Multiple sclerosis (MS) is a highly prevalent autoimmune disease of the central nervous system (CNS). Several immunosuppressive treatments are efficient at reducing the severity of symptoms of the relapsing-remitting and the progressive forms of MS. However, the accumulation of neuronal lesions resulting from repeated relapses cause irreversible neurological deficits, give the fact that CNS neurons have a poor ability to spontaneously repair.
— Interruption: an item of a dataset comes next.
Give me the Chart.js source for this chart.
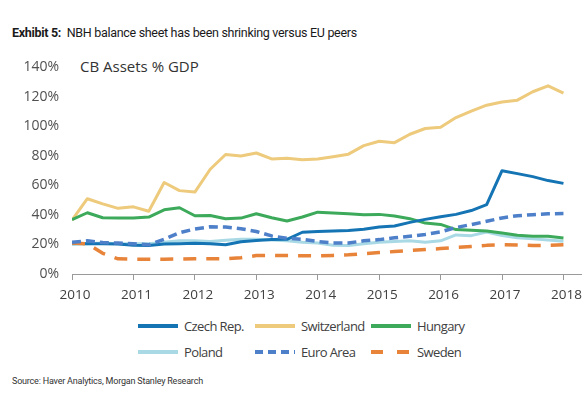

In the CNS of mammals, Nogo-A is a well characterised inhibitor of injured neuron regeneration and plasticity (Pernet 2017; Kempf und Schwab 2013). To neutralise the effect of Nogo-A in animal models of CNS injuries/diseases, a monoclonal antibody directed against its bioactive domain delta20 has been developed (Barske, et al. 2002). This antibody named 11C7 has been shown to promote axonal regeneration after spinal cord injury and blunt clinical signs of experimental autoimmune encephalomyelitis (EAE), an animal model of MS induced by immunizing C57BL/6 mice with recombinant myelin oligodendrocyte glycoprotein (MOG35-55) (Karnezis et al. 2004; Kucher et al. 2018). In this model, after 10-12 days animals develop motor symptoms beginning in the tail tip with progression to hind limbs weakness and paralysis. Although intravenous administrations of 11C7 block the rise of motor deficits during inflammatory phase of EAE, an increase of symptoms is observed in the chronic phase. The effects of 11C7 on EAE may thus be restricted to a narrow time-window during which inflammation opens the blood-brain barrier (BBB), whereas the closure of the BBB in the chronic phase prevents the passage of the antibody from the periphery to the CNS. In general, the BBB is considered as a major obstacle to the penetration of therapeutic antibodies targeting CNS antigens such as Nogo-A. (Engelhardt und Ransohoff 2012; Mizee und Vries 2013; Karnezis et al. 2004).

However, our recent results show that intranasal administration of 11C7 is an efficient method to bypass the BBB in EAE mice, allowing the penetration of 11C7 in the whole CNS, and by significantly reducing motor deficits and demyelination. The mechanisms of antibody uptake across the olfactory epithelium and its transport into the brain and spinal cord have to be elucidated to use the intranasal delivery pathway in the treatment of CNS diseases such as MS. Our Hypotheses are that the neonatal Fc-receptor (FcRn) is required for the transcytosis of 11C7 through the olfactory epithelium, that the olfactory pathway is the predominant route of 11C7 transport in the CNS as opposed to the trigeminal pathway and that cell penetrating peptides can be used to enhance the uptake of 11C7 in the olfactory mucosa and thus improve its therapeutic effects in EAE mice.